UBS financial advisors Antwyne DeLonde and Walt Williams were tapped Monday by NBA superstar Kyrie Irving to provide financial education and manage $1.5 million he set aside through his newly created KAI Empowerment Initiative for as many as a dozen WNBA players opting to sit out the 2020 season.

NBA superstar Kyrie Irving of the Brooklyn Nets said Monday that UBS’s Peak Wealth Management Group, led by financial advisors Antwyne DeLonde and Walt Williams, will manage $1.5 million that Irving’s newly created KAI Empowerment Initiative has earmarked for WNBA ballers who have opted not to play this season.

Irving, whose three-pointer over the Warriors’ Stephen Curry in Game 7 of the 2016 NBA finals helped seal the Cleveland Cavs’ stunning comeback against Golden State, said Monday in a statement that the money is intended to “relieve some of the financial strain imposed during these challenging times…whether a person decided to fight for social justice…focus on physical or mental health, or simply connect with their families.”

The idea, Irving said, came from talks with a number of WNBA players that were facilitated by the Washington Mystics’ Natasha Cloud the Seattle Storm’s Jewell Loyd, that woke him up to the “challenges and opportunities of their decisions and how it will impact their lives, family, and overall wellbeing.”

Cloud, an anti-gun and Black Lives Matter activist, is one of 4 players who has decided to sit out the season to promote social justice; most of the remaining 8 players and coaches who are sitting out are doing it for health reasons, according to NBC Sports.
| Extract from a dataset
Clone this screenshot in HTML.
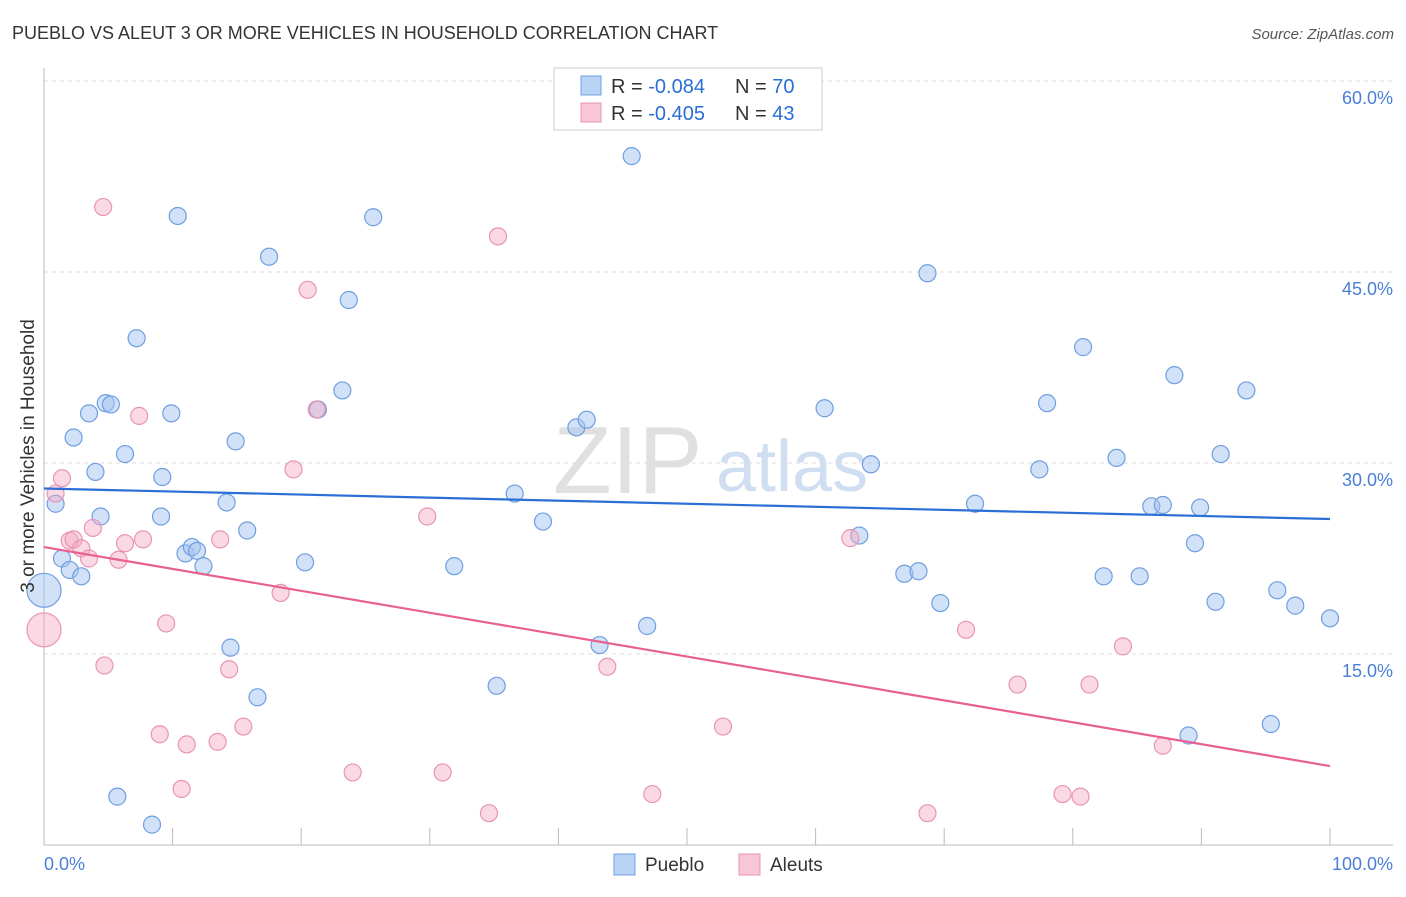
<!DOCTYPE html>
<html><head><meta charset="utf-8"><style>
body{margin:0;background:#fff;font-family:"Liberation Sans",sans-serif;}
svg text{font-family:"Liberation Sans",sans-serif;}
</style></head><body>
<svg id="chart" width="1406" height="892" xmlns="http://www.w3.org/2000/svg">
<text x="12" y="39" font-size="18" fill="#333">PUEBLO VS ALEUT 3 OR MORE VEHICLES IN HOUSEHOLD CORRELATION CHART</text>
<text x="1394" y="39" font-size="15" fill="#555" text-anchor="end" font-style="italic">Source: ZipAtlas.com</text>
<g>
<text x="553" y="493" font-size="96" fill="#d9d9d9" font-family="Liberation Serif" opacity="0.8">ZIP</text>
<text x="716" y="491" font-size="72" fill="#c5d7f0" opacity="0.8">atlas</text>
</g>
<g id="grid"></g>
<g id="axes"></g>
<g id="points"></g>
<g id="trends"></g>
<text transform="translate(34,456) rotate(-90)" font-size="19" fill="#333" text-anchor="middle">3 or more Vehicles in Household</text>
<text x="44" y="870" font-size="18" fill="#4a7fd6">0.0%</text>
<text x="1393" y="870" font-size="18" fill="#4a7fd6" text-anchor="end">100.0%</text>
<g>
<rect x="554" y="68" width="268" height="62" fill="#fff" stroke="#ccc"/>
<rect x="581" y="76" width="20" height="19" fill="#b9d3f5" stroke="#6f9fe0"/>
<rect x="581" y="103" width="20" height="19" fill="#f8c6d6" stroke="#e895b3"/>
<text x="611" y="93" font-size="20" fill="#333">R = <tspan fill="#2a6fd6">-0.084</tspan></text>
<text x="735" y="93" font-size="20" fill="#333">N = <tspan fill="#2a6fd6">70</tspan></text>
<text x="611" y="120" font-size="20" fill="#333">R = <tspan fill="#2a6fd6">-0.405</tspan></text>
<text x="735" y="120" font-size="20" fill="#333">N = <tspan fill="#2a6fd6">43</tspan></text>
</g>
<g>
<rect x="614" y="854" width="21" height="21" fill="#b9d3f5" stroke="#6f9fe0"/>
<text x="645" y="871" font-size="19" fill="#333">Pueblo</text>
<rect x="739" y="854" width="21" height="21" fill="#f8c6d6" stroke="#e895b3"/>
<text x="770" y="871" font-size="19" fill="#333">Aleuts</text>
</g>
</svg>
<script>
const yTicks=[15,30,45,60];
const yTickLabels=["15.0%","30.0%","45.0%","60.0%"];
const xTicks=[10,20,30,40,50,60,70,80,90,100];
const blueX=[0,0.9,1.4,2.0,2.9,2.3,3.5,4.0,4.4,4.8,5.2,6.3,7.2,9.2,9.1,9.9,10.4,11.0,11.5,11.9,12.4,14.2,14.9,15.8,14.5,16.6,17.5,20.3,21.3,23.2,23.7,25.6,5.7,8.4,31.9,35.2,36.6,38.8,41.4,42.2,43.2,45.7,46.9,60.7,63.4,64.3,66.9,68.0,68.7,69.7,72.4,77.4,78.0,80.8,82.4,83.4,85.2,86.1,87.0,87.9,89.5,89.9,91.1,91.5,93.5,95.9,97.3,100,95.4,89.0];
const blueY=[20.0,26.8,22.5,21.6,21.1,32.0,33.9,29.3,25.8,34.7,34.6,30.7,39.8,28.9,25.8,33.9,49.4,22.9,23.4,23.1,21.9,26.9,31.7,24.7,15.5,11.6,46.2,22.2,34.2,35.7,42.8,49.3,3.8,1.6,21.9,12.5,27.6,25.4,32.8,33.4,15.7,54.1,17.2,34.3,24.3,29.9,21.3,21.5,44.9,19.0,26.8,29.5,34.7,39.1,21.1,30.4,21.1,26.6,26.7,36.9,23.7,26.5,19.1,30.7,35.7,20.0,18.8,17.8,9.5,8.6];
const pinkX=[0,0.9,1.4,2.0,2.3,2.9,3.5,3.8,4.6,4.7,5.8,6.3,7.4,7.7,9.0,9.5,10.7,11.1,13.5,13.7,14.4,15.5,18.4,19.4,20.5,21.2,24.0,29.8,31.0,34.6,35.3,43.8,47.3,52.8,62.7,68.7,71.7,75.7,79.2,80.6,81.3,83.9,87.0];
const pinkY=[16.9,27.6,28.8,23.9,24.0,23.3,22.5,24.9,50.1,14.1,22.4,23.7,33.7,24.0,8.7,17.4,4.4,7.9,8.1,24.0,13.8,9.3,19.8,29.5,43.6,34.2,5.7,25.8,5.7,2.5,47.8,14.0,4.0,9.3,24.1,2.5,16.9,12.6,4.0,3.8,12.6,15.6,7.8];
const blueTrend=[28.0,25.6];
const pinkTrend=[23.4,6.2];
const NS="http://www.w3.org/2000/svg";
const X0=44,X1=1330,Y0=845,Y60=81;
const sx=v=>X0+(X1-X0)*v/100;
const sy=v=>Y0-(Y0-Y60)*v/60;
function mk(tag,attrs,parent){const e=document.createElementNS(NS,tag);for(const k in attrs)e.setAttribute(k,attrs[k]);document.getElementById(parent).appendChild(e);return e;}
yTicks.forEach((t,i)=>{
 const l=mk('line',{x1:X0,x2:1393,y1:sy(t),y2:sy(t),stroke:'#ddd','stroke-dasharray':'4,4'},'grid');
 
 
 const tx=mk('text',{x:1393,y:sy(t)+23,'font-size':18,fill:'#4a7fd6','text-anchor':'end'},'grid');
 tx.textContent=yTickLabels[i];
 
 
});
const ax=mk('line',{x1:X0,x2:X0,y1:68,y2:Y0,stroke:'#bbb'},'axes');


const bx=mk('line',{x1:X0,x2:1393,y1:Y0,y2:Y0,stroke:'#bbb'},'axes');


xTicks.forEach(t=>{
 const l=mk('line',{x1:sx(t),x2:sx(t),y1:828,y2:Y0,stroke:'#bbb'},'axes');
 
 
});
function pts(xs,ys,fill,stroke,name){
 xs.forEach((x,i)=>{
  const r=(x===0&&i===0)?17:8.5;
  const c=mk('circle',{cx:sx(x),cy:sy(ys[i]),r:r,fill:fill,stroke:stroke,'stroke-width':1.2},'points');
  
  
 });
}
pts(blueX,blueY,'rgba(164,196,240,0.5)','#6f9fe0','pueblo-point');
pts(pinkX,pinkY,'rgba(244,170,195,0.45)','#e895b3','aleuts-point');
const bl=mk('line',{x1:sx(0),x2:sx(100),y1:sy(blueTrend[0]),y2:sy(blueTrend[1]),stroke:'#2a6fd6','stroke-width':2.2},'trends');


const pl=mk('line',{x1:sx(0),x2:sx(100),y1:sy(pinkTrend[0]),y2:sy(pinkTrend[1]),stroke:'#e8608f','stroke-width':2.2},'trends');


</script>
</body></html>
The WNBA season started July 25.

Irving has demonstrated an ardent commitment to social justice in the wake of the murder of unarmed black man George Floyd in Minneapolis by several police officers in June, which set off a series of protests nationwide. According to ESPN, Irving made a plea to a group of NBA players to opt out of the season on a conference call in June (it resumes July 30) in part to address systemic racial injustice. Irving went on to produce a one-hour documentary that aired in the second week of July on Players TV about Breonna Taylor, another unarmed black person who was killed by Louisville plainclothes police in March, according to Forbes.

DeLonde and Williams told WealthManagement.com Monday that they will be offering whoever signs up for Irving’s initiative UBS’s “Own Your Worth” financial literacy program, which launched earlier this year to empower women to take a more active role in managing their families’ finances. The program grew out of UBS research first published in 2018 that found women were not playing enough of a role in steering family finances, a problem which was only exacerbated during the pandemic.

The resources for the program were created at UBS’s Manhattan headquarters by its Client Strategy Office Segment team, whose Womens Segment is run by Carey Shuffman. Materials are distributed on a nationwide basis through the company’s over 6,000 advisors.

The average WNBA player, said Williams, makes about $115,000 per year and plays in Europe in the offseason.

Like most pro athletes, she “has a short window to make money that often needs to last a lifetime,” said Williams. “If you’re the greatest to ever play the game” in most sports, said Williams, “you will retire in your 30s.” Hence the need for financial literacy, he said. “The lessons you can learn can last a lifetime, so part of the process is always to be conscious of the long term, and to get good habits in place,” Williams added.